Una
lágrima negra se desliza en la mejilla. Una rara perla sin valor que
nace con la misma espontaneidad que se evapora. Suspendida de una soga
de tristeza que parte de un bulbo raquídeo agotado de intentar
sobrevivir a la ejecución de la alegría.
Mi
gato negro se acurruca en el regazo. Mi perra negra clava su limpia
mirada en mi mirada. Es una comunión auténtica en la que sobran las
palabras y, por ende, las mentiras. En el siglo VI a. de C. hubo un
poeta griego llamado Epiménides que aseguraba haber pasado cincuenta y
siete años durmiendo. Plutarco corrigió al embusterillo afirmando que
solo fueron cincuenta. A mí me sucede algo parecido. Llevo más de medio
siglo sumida en un profundo sueño del que no consigo despertar. Un sueño
tiznado de negras pesadillas que cabalgan a lomo de proposiciones
necias y falsas premisas. Epiménides acusaba a los cretenses de ser
unos mentirosos. La paradoja es que, el propio Epiménides, era un
cretense. ¿Debíamos creer entonces sus palabras?. Si algo define a un
mentiroso es que siempre hace aseveraciones falsas. Pero... ¿Dónde se
esconde la verdad? ¿Acaso existe?
A
la verdad le sobran los sofismas, los guarismos, los silogismos
envenenados en origen. La verdad se abre paso en el emocionado abrazo de
tus hijos, en los labios carnales que mordisquean los amantes, en el
gozo indescriptible de un bebé que se ríe ante las enajenadas muecas de
un adulto. Intentamos traducir con adjetivos o grandilocuentes frases el
sentimiento que nos producen los acontecimientos cotidianos. Convencer
al prójimo de que somos poseedores de la única realidad aunque ni
nosotros mismos la creamos. Monos irracionales y tramposos. Prepotentes
homínidos parlantes .
Desde
la estrella negra en la que yazco me llegan aldabonazos de miseria.

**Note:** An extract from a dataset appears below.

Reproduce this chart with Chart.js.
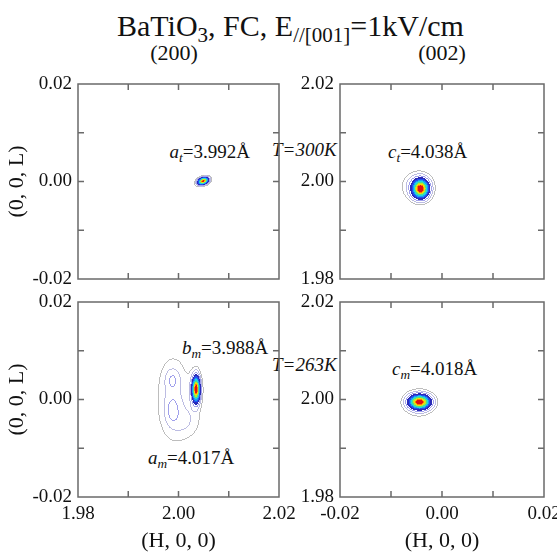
<!DOCTYPE html>
<html>
<head>
<meta charset="utf-8">
<script src="https://cdn.jsdelivr.net/npm/chart.js@4.4.0/dist/chart.umd.min.js"></script>
<style>
  body { margin: 0; background: #fff; width: 557px; height: 552px; overflow: hidden; position: relative;
         font-family: 'Liberation Serif', 'Times New Roman', serif; color: #111; }
  canvas { position: absolute; }
  .t { position: absolute; white-space: nowrap; line-height: 1; }
  .lbl { font-size: 19px; }
  sub { font-size: 70%; vertical-align: baseline; position: relative; top: 0.3em; }
</style>
</head>
<body>
<div class="t" style="left:117px;top:11px;font-size:30px">BaTiO<sub>3</sub>, FC, E<sub>//[001]</sub>=1kV/cm</div>
<div class="t" style="left:134px;top:42px;width:80px;text-align:center;font-size:22px">(200)</div>
<div class="t" style="left:402px;top:42px;width:80px;text-align:center;font-size:22px">(002)</div>

<div class="t lbl" style="right:307px;top:142px"><i>a<sub>t</sub></i>=3.992Å</div>
<div class="t lbl" style="left:272px;top:140px"><i>T=300K</i></div>
<div class="t lbl" style="left:388px;top:142px"><i>c<sub>t</sub></i>=4.038Å</div>
<div class="t lbl" style="left:182px;top:338px"><i>b<sub>m</sub></i>=3.988Å</div>
<div class="t lbl" style="left:272px;top:355px"><i>T=263K</i></div>
<div class="t lbl" style="left:392px;top:359px"><i>c<sub>m</sub></i>=4.018Å</div>
<div class="t lbl" style="left:148px;top:448px"><i>a<sub>m</sub></i>=4.017Å</div>

<script>
// axis ranges
const range200H = [1.98, 2.02];
const range200L = [-0.02, 0.02];
const range002H = [-0.02, 0.02];
const range002L = [1.98, 2.02];
const tickStep = 0.01;

// gaussian peaks: [H, L, sigmaH, sigmaL, relative height, tilt deg]
const peaks200at300K = [
  [2.0049, 0.0001, 0.0007, 0.00045, 1.0, 20]
];
const peaks002at300K = [
  [-0.0042, 1.9985, 0.0010, 0.0012, 1.0, 0],
  [-0.0048, 1.9990, 0.0017, 0.0017, 0.12, 0]
];
const peaks200at263K = [
  [2.0035, 0.0021, 0.0005, 0.0016, 1.0, 0],    // b_m
  [2.0034, 0.0018, 0.0008, 0.0025, 0.08, 0],
  [1.9988, 0.0040, 0.0009, 0.0014, 0.09, 0],   // a_m
  [1.9988, -0.0022, 0.0009, 0.0018, 0.10, 0],
  [1.9990, 0.0003, 0.0022, 0.0056, 0.07, 0],
  [2.0014, -0.0045, 0.0020, 0.0022, 0.05, 0]
];
const peaks002at263K = [
  [-0.0044, 1.9995, 0.0013, 0.0009, 1.0, 0],
  [-0.0045, 1.9993, 0.0017, 0.0016, 0.1, 0]
];

// contour levels: first three drawn as lines, the rest filled
const LEVELS = [0.025, 0.06, 0.12, 0.2, 0.3, 0.4, 0.5, 0.6, 0.7, 0.8, 0.88, 0.95];
const NLINE = 3;
const lineColors = ['#bdbdbd', '#bcbce2', '#a0a0ec'];
const fillColors = ['#2a2ab8', '#2050f0', '#1a9cf5', '#22dada', '#4ee08a', '#b6e634', '#ffd800', '#ff7a00', '#e01010'];

const SERIF = "'Liberation Serif', 'Times New Roman', serif";

function hex(c) {
  return [parseInt(c.slice(1, 3), 16), parseInt(c.slice(3, 5), 16), parseInt(c.slice(5, 7), 16)];
}

// draws the intensity map as contour bands, through the chart scales
function contourPlugin(peaks) {
  return {
    id: 'contour',
    beforeDatasetsDraw(chart) {
      const a = chart.chartArea, xs = chart.scales.x, ys = chart.scales.y;
      const x0 = Math.round(a.left), y0 = Math.round(a.top);
      const w = Math.round(a.right) - x0, h = Math.round(a.bottom) - y0;
      const g = peaks.map(p => {
        const cx = xs.getPixelForValue(p[0]), cy = ys.getPixelForValue(p[1]);
        const r = p[5] * Math.PI / 180;
        return {
          cx, cy,
          sx: Math.abs(xs.getPixelForValue(p[0] + p[2]) - cx),
          sy: Math.abs(ys.getPixelForValue(p[1] + p[3]) - cy),
          a: p[4], c: Math.cos(r), s: Math.sin(r)
        };
      });
      const lev = new Int8Array(w * h);
      for (let j = 0; j < h; j++) {
        for (let i = 0; i < w; i++) {
          const px = x0 + i + 0.5, py = y0 + j + 0.5;
          let v = 0;
          for (const q of g) {
            const dx = px - q.cx, dy = py - q.cy;
            const u = (dx * q.c - dy * q.s) / q.sx, t = (dx * q.s + dy * q.c) / q.sy;
            v += q.a * Math.exp(-0.5 * (u * u + t * t));
          }
          let k = 0;
          while (k < LEVELS.length && v >= LEVELS[k]) k++;
          lev[j * w + i] = k;
        }
      }
      const off = document.createElement('canvas');
      off.width = w; off.height = h;
      const octx = off.getContext('2d');
      const img = octx.createImageData(w, h);
      const lc = lineColors.map(hex), fc = fillColors.map(hex);
      for (let j = 0; j < h; j++) {
        for (let i = 0; i < w; i++) {
          const k = lev[j * w + i];
          if (!k) continue;
          let col = null;
          if (k > NLINE) {
            col = fc[k - NLINE - 1];
          } else {
            const l = i > 0 ? lev[j * w + i - 1] : 0, r = i < w - 1 ? lev[j * w + i + 1] : 0;
            const u = j > 0 ? lev[(j - 1) * w + i] : 0, d = j < h - 1 ? lev[(j + 1) * w + i] : 0;
            if (Math.min(l, r, u, d) < k) col = lc[k - 1];
          }
          if (!col) continue;
          const o = (j * w + i) * 4;
          img.data[o] = col[0]; img.data[o + 1] = col[1]; img.data[o + 2] = col[2]; img.data[o + 3] = 255;
        }
      }
      octx.putImageData(img, 0, 0);
      chart.ctx.drawImage(off, x0, y0);
    }
  };
}

// inner tick values of a scale, every tickStep
function innerTicks(s) {
  const out = [];
  const n = Math.round((s.max - s.min) / tickStep);
  for (let k = 1; k < n; k++) out.push(s.min + k * tickStep);
  return out;
}

// box with inward ticks on all four sides
const framePlugin = {
  id: 'frame',
  afterDraw(chart) {
    const { ctx, chartArea: a } = chart;
    const x = chart.scales.x, y = chart.scales.y;
    ctx.save();
    ctx.lineWidth = 1.5;
    ctx.strokeStyle = '#6a6a6a';
    ctx.strokeRect(a.left, a.top, a.right - a.left, a.bottom - a.top);
    ctx.beginPath();
    innerTicks(x).forEach(v => {
      const px = x.getPixelForValue(v);
      ctx.moveTo(px, a.bottom); ctx.lineTo(px, a.bottom - 6);
      ctx.moveTo(px, a.top); ctx.lineTo(px, a.top + 6);
    });
    innerTicks(y).forEach(v => {
      const py = y.getPixelForValue(v);
      ctx.moveTo(a.left, py); ctx.lineTo(a.left + 6, py);
      ctx.moveTo(a.right, py); ctx.lineTo(a.right - 6, py);
    });
    ctx.stroke();
    ctx.restore();
  }
};

const tickLabel = v => {
  const n = Math.round(v * 100);
  return n % 2 === 0 ? (n / 100).toFixed(2) : '';
};

function panel(cfg) {
  const padTop = 14, padRight = 24;
  const cv = document.createElement('canvas');
  cv.width = cfg.yw + cfg.w + padRight;
  cv.height = padTop + cfg.h + cfg.xh;
  cv.style.left = (cfg.left - cfg.yw) + 'px';
  cv.style.top = (cfg.top - padTop) + 'px';
  document.body.appendChild(cv);

  new Chart(cv, {
    type: 'scatter',
    data: { datasets: [{ data: cfg.peaks.map(p => ({ x: p[0], y: p[1] })), pointRadius: 0 }] },
    options: {
      responsive: false,
      animation: false,
      events: [],
      layout: { padding: { top: padTop, right: padRight, left: 0, bottom: 0 } },
      plugins: { legend: { display: false }, tooltip: { enabled: false } },
      scales: {
        x: {
          type: 'linear', min: cfg.xr[0], max: cfg.xr[1],
          grid: { display: false, drawTicks: false }, border: { display: false },
          ticks: { display: cfg.xTitle, stepSize: tickStep, autoSkip: false, maxRotation: 0, padding: 6,
                   color: '#111', font: { family: SERIF, size: 19 }, callback: tickLabel },
          title: { display: cfg.xTitle, text: '(H, 0, 0)', color: '#111', padding: { top: 0, bottom: 0 },
                   font: { family: SERIF, size: 22, lineHeight: 1 } },
          afterFit: s => { s.height = cfg.xh; s.paddingLeft = 0; s.paddingRight = 0; }
        },
        y: {
          type: 'linear', min: cfg.yr[0], max: cfg.yr[1],
          grid: { display: false, drawTicks: false }, border: { display: false },
          ticks: { stepSize: tickStep, autoSkip: false, padding: 6,
                   color: '#111', font: { family: SERIF, size: 19 }, callback: tickLabel },
          title: { display: cfg.yTitle, text: '(0, 0, L)', color: '#111', padding: { top: 6, bottom: 0 },
                   font: { family: SERIF, size: 22, lineHeight: 1 } },
          afterFit: s => { s.width = cfg.yw; s.paddingTop = 0; s.paddingBottom = 0; }
        }
      }
    },
    plugins: [contourPlugin(cfg.peaks), framePlugin]
  });
}

panel({ left: 78, top: 84, w: 201, h: 195, yw: 78, xh: 10, xr: range200H, yr: range200L,
        peaks: peaks200at300K, xTitle: false, yTitle: true });
panel({ left: 340, top: 84, w: 204, h: 195, yw: 60, xh: 10, xr: range002H, yr: range002L,
        peaks: peaks002at300K, xTitle: false, yTitle: false });
panel({ left: 78, top: 302, w: 201, h: 195, yw: 78, xh: 55, xr: range200H, yr: range200L,
        peaks: peaks200at263K, xTitle: true, yTitle: true });
panel({ left: 340, top: 302, w: 204, h: 195, yw: 60, xh: 55, xr: range002H, yr: range002L,
        peaks: peaks002at263K, xTitle: true, yTitle: false });
</script>
</body>
</html>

Un planeta hostil con tendencias autofágitas abre su imaginaria boca
para soltar un grito desgarrado. Millones de seres y de especies
sobreviven como pueden hacia una muerte cierta, verdadera, de la que
nadie regresa para relatarnos que nos espera más allá de la carne
podrida y los gusanos. Siempre podemos engañarnos. Inventarnos motivos
celestiales que justifiquen tanta injusticia, tanto sufrimiento
gratuito. Se nos da bien manipular los hechos constatables. Imaginar
dioses que juegan a ser dioses con muñecos terrenales. Exorcizar los
terrores primitivos a la oscuridad, al sueño eterno, a la intrascendente
presencia de todos y cada uno de nosotros. Apostar por querer ser
inmortales.
En esa
estrella negra que me sirve de refugio fantasmagóricos árboles me mecen
en sus ramas para salvaguardar mi siesta de peripatética poetisa sin
versos ni poemas. ¿Qué es poesía? Y otra vez la mirada de mi perra, más
humana que la mía, se clava en mi pupila.
Ya
dijo Pessoa que el hombre no es animal (¡Ay quién pudiera!) sino carne
inteligente. Pero casi siempre enferma. Todo cuanto escribimos y
mentimos es igual que las flores iluminadas por la luz. Dependiendo de
los ojos que las miran cambian los matices pero, en realidad, no quieren
decir nada. Solo son lo que son. Flores de un día.
La
felicidad no existe a solas, en esta estrella negra. Cohabita con el
dolor y el sufrimiento. Igual que no se puede entender la noche sin el
día. Ser feliz constantemente es como ser constantemente idiota. También
el sol se entierra en el ocaso para cubrirse con un manto de negrura.
Para dormitar y olvidar las amarguras que ilumina.
También
el sol se está muriendo. Es el destino de todas las estrellas. Pero al
contrario que nosotros no necesita edulcorar su suerte con mentiras.